Freelon spent more than four decades designing public buildings as founder of The Freelon Group and later as design director of Perkins + Will North Carolina.


In addition to the Gantt Center, Freelon designed the Smithsonian National Museum of African American History and Culture in Washington, D.C., National Center for Civil and Human Rights in Atlanta, Museum of the African Diaspora in San Francisco, Emancipation Park in Houston, and the North Carolina Freedom Park in Raleigh.


“Phil Freelon’s design for the Gantt Center was genius,” center president and CEO David Taylor said. “The building itself tells the story of the once-thriving Brooklyn neighborhood which was razed in the 1960s and serves as an homage to that neighborhood and the resilience of the Black community.”


Freelon designed public spaces with a simple idea: use architecture to help tell the story of and be part of the content within.

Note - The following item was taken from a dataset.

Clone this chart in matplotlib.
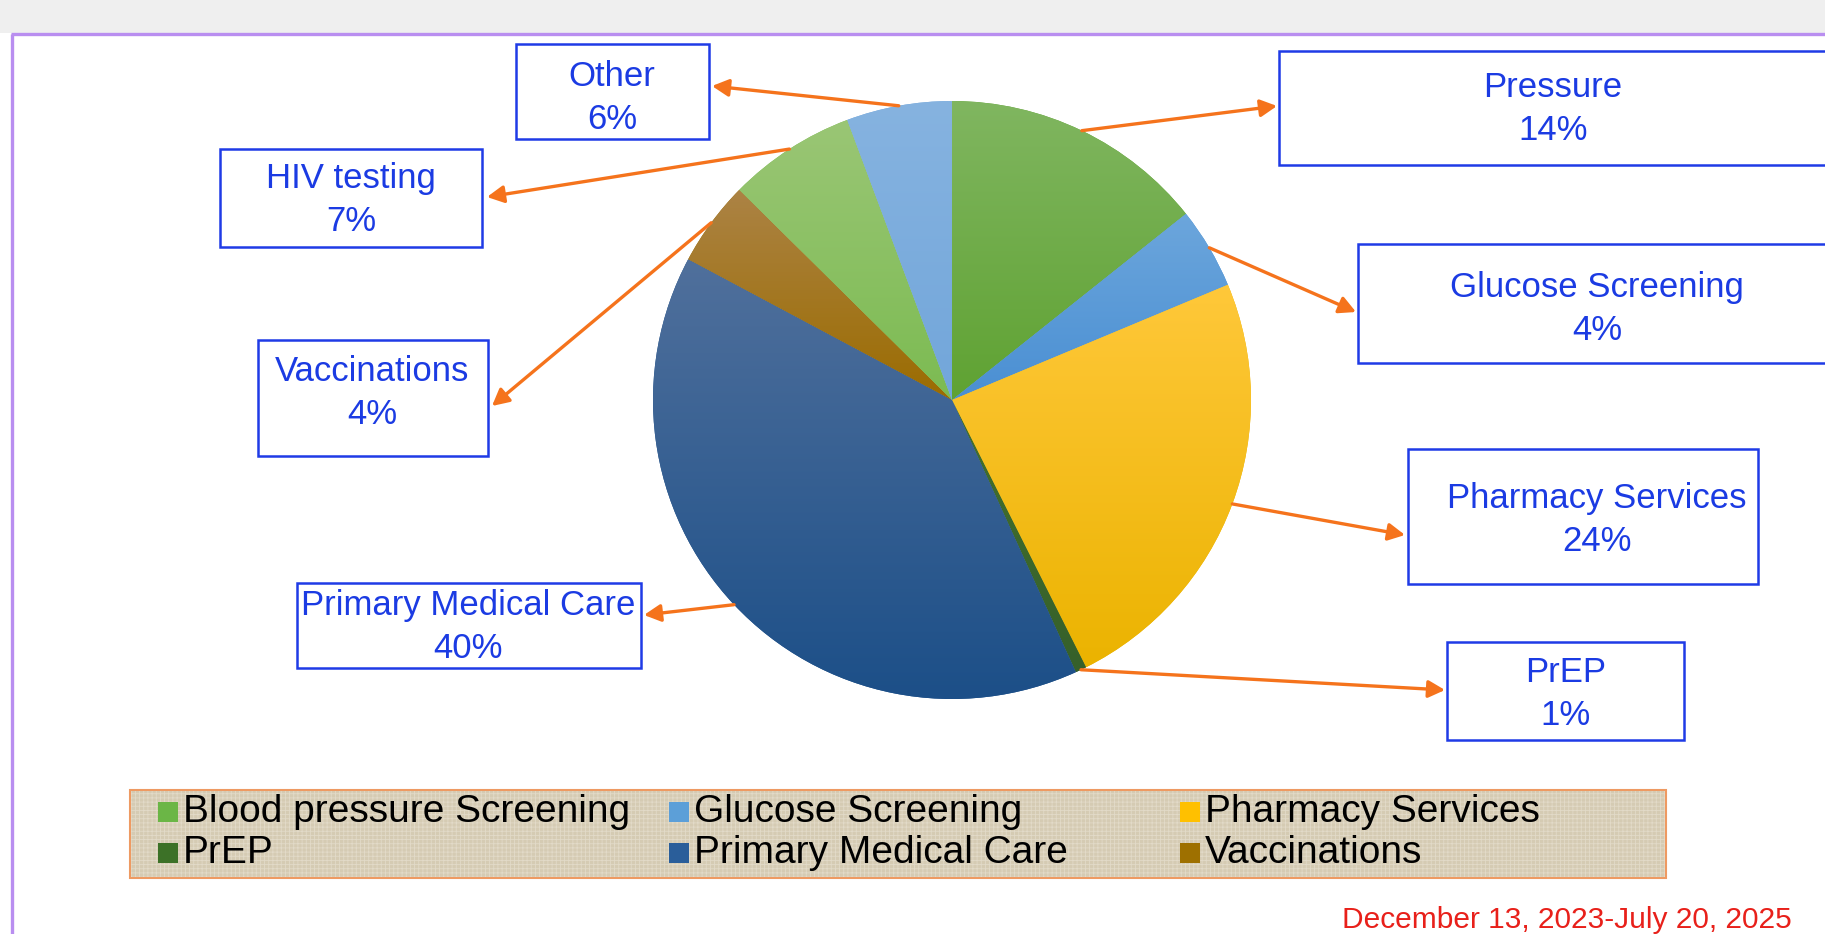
import numpy as np
import matplotlib
matplotlib.use('Agg')
import matplotlib.pyplot as plt
from matplotlib.patches import Rectangle
import matplotlib.colors as mcolors

plt.rcParams['font.family'] = ['Liberation Sans', 'DejaVu Sans']
plt.rcParams['hatch.linewidth'] = 0.6

W, H = 1825, 934

# ---------------- data ----------------
categories = ['Blood pressure Screening', 'Glucose Screening', 'Pharmacy Services', 'PrEP',
              'Primary Medical Care', 'Vaccinations', 'HIV testing', 'Other']
values = [14.3, 4.4, 23.9, 0.6, 39.6, 4.6, 6.9, 5.7]
callout_names = ['Pressure', 'Glucose Screening', 'Pharmacy Services', 'PrEP',
                 'Primary Medical Care', 'Vaccinations', 'HIV testing', 'Other']
callout_pcts = ['14%', '4%', '24%', '1%', '40%', '4%', '7%', '6%']
legend_items = ['Blood pressure Screening', 'Glucose Screening', 'Pharmacy Services',
                'PrEP', 'Primary Medical Care', 'Vaccinations']
date_text = 'December 13, 2023-July 20, 2025'

# ---------------- styles ----------------
slice_grad = [  # (top colour, bottom colour)
    ('#80B660', '#5FA232'),
    ('#6CA6DC', '#4A8FD3'),
    ('#FFC83A', '#EBB300'),
    ('#44702E', '#36602A'),
    ('#50709C', '#1C4F88'),
    ('#AC8345', '#9B6C00'),
    ('#9AC675', '#7CBB52'),
    ('#86B3E0', '#72A6DA'),
]
legend_colors = ['#6BB646', '#5C9FD8', '#FFC000', '#3C7127', '#2A5E9A', '#9E7000']

label_blue = '#1B3BE3'
box_blue = '#1F3BE6'
orange = '#F5731C'

cx, cy, R = 952, 400, 299

# boxes in pixel coords (x0, y0, x1, y1), y downward
boxes = [
    (1279, 51, 1832, 165),
    (1358, 244, 1832, 363),
    (1408, 449, 1758, 584),
    (1447, 642, 1684, 740),
    (297, 583, 641, 668),
    (258, 340, 488, 456),
    (220, 149, 482, 247),
    (516, 44, 709, 139),
]
text_pos = [
    (1553, 109), (1597, 309), (1597, 520), (1566, 694),
    (468, 627), (372, 393), (351, 200), (612, 98),
]
arrow_end = [
    (1277, 106), (1356, 312), (1405, 535), (1445, 690),
    (644, 615), (492, 406), (487, 197), (712, 86),
]

fig = plt.figure(figsize=(W / 100, H / 100), dpi=100)
ax = fig.add_axes([0, 0, 1, 1])


def Y(y):
    return H - y


# background frame
ax.add_patch(Rectangle((0, Y(33)), W, 33, facecolor='#EFEFEF', edgecolor='none', zorder=0))
ax.plot([11, W], [Y(34), Y(34)], color='#B98EF0', lw=2.4, zorder=1, solid_capstyle='butt')
ax.plot([12, 12], [Y(34), 0], color='#B98EF0', lw=2.4, zorder=1, solid_capstyle='butt')

# pie
wedges, _ = ax.pie(values, colors=[c[1] for c in slice_grad], startangle=90, counterclock=False,
                   center=(cx, Y(cy)), radius=R, wedgeprops=dict(linewidth=0), frame=True)
for w, (ctop, cbot) in zip(wedges, slice_grad):
    ext = w.get_path().get_extents()
    t = np.linspace(0, 1, 256)[:, None]
    top = np.array(mcolors.to_rgb(ctop))
    bot = np.array(mcolors.to_rgb(cbot))
    arr = bot + (top - bot) * t
    im = ax.imshow(arr[:, None, :], extent=(ext.x0, ext.x1, ext.y0, ext.y1), origin='lower',
                   aspect='auto', interpolation='bilinear', zorder=w.get_zorder() + 0.1)
    im.set_clip_path(w)

# callouts
for w, name, pct, box, tp, ae in zip(wedges, callout_names, callout_pcts, boxes, text_pos, arrow_end):
    x0, y0, x1, y1 = box
    ax.add_patch(Rectangle((x0, Y(y1)), x1 - x0, y1 - y0, facecolor='white',
                           edgecolor=box_blue, lw=1.8, zorder=3))
    ax.text(tp[0], Y(tp[1]), f'{name}\n{pct}', ha='center', va='center', color=label_blue,
            fontsize=25, linespacing=1.42, zorder=4)
    mid = np.deg2rad((w.theta1 + w.theta2) / 2)
    sx = w.center[0] + w.r * np.cos(mid)
    sy = w.center[1] + w.r * np.sin(mid)
    ax.annotate('', xy=(ae[0], Y(ae[1])), xytext=(sx, sy), zorder=5,
                arrowprops=dict(arrowstyle='-|>,head_length=0.5,head_width=0.26',
                                color=orange, lw=2.4, mutation_scale=20,
                                shrinkA=0, shrinkB=0))

# legend (manual, equal-width columns)
ax.add_patch(Rectangle((130, Y(878)), 1666 - 130, 878 - 790, facecolor='#D5CBB3',
                       edgecolor='#EE9A62', lw=1.5, zorder=3))
ax.add_patch(Rectangle((131, Y(877)), 1666 - 132, 878 - 792, facecolor='none',
                       edgecolor='#E2DAC8', lw=0, hatch='++++', zorder=3.2))
col_x = [158, 669, 1180]
row_y = [812, 853]
for i, (lab, col) in enumerate(zip(legend_items, legend_colors)):
    r, c = divmod(i, 3)
    mx, my = col_x[c], row_y[r]
    ax.add_patch(Rectangle((mx, Y(my) - 10), 20, 20, facecolor=col, edgecolor='none', zorder=4))
    ax.text(mx + 25, Y(my), lab, ha='left', va='center', color='black', fontsize=28, zorder=4)

# date
ax.text(1792, Y(928), date_text, ha='right', va='baseline', color='#E8201A', fontsize=21.5)

ax.set_xlim(0, W)
ax.set_ylim(0, H)
ax.axis('off')
fig.savefig('out.png', dpi=100, facecolor='white')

More than two years of research led by Emily Makas, an architectural history professor and associate director of Charlotte’s School of Architecture, resulted in “Container / Contained” as a demonstration of how buildings and spaces told stories of African American culture and identity. The exhibit reviews Freelon’s work, which includes museums, libraries, cultural centers, and public parks while analyzing connections between forms, materials, and meanings of the projects and communities they celebrate.


"I have been honored to engage in this examination of Phil Freelon's work on architecture and identity and for our architecture students to have the opportunity to learn about his legacy and share it with the community,” Makas said. “A project like this brings together many partners, and we are excited to work with the Gantt Center for the exhibition premiere and related programming.”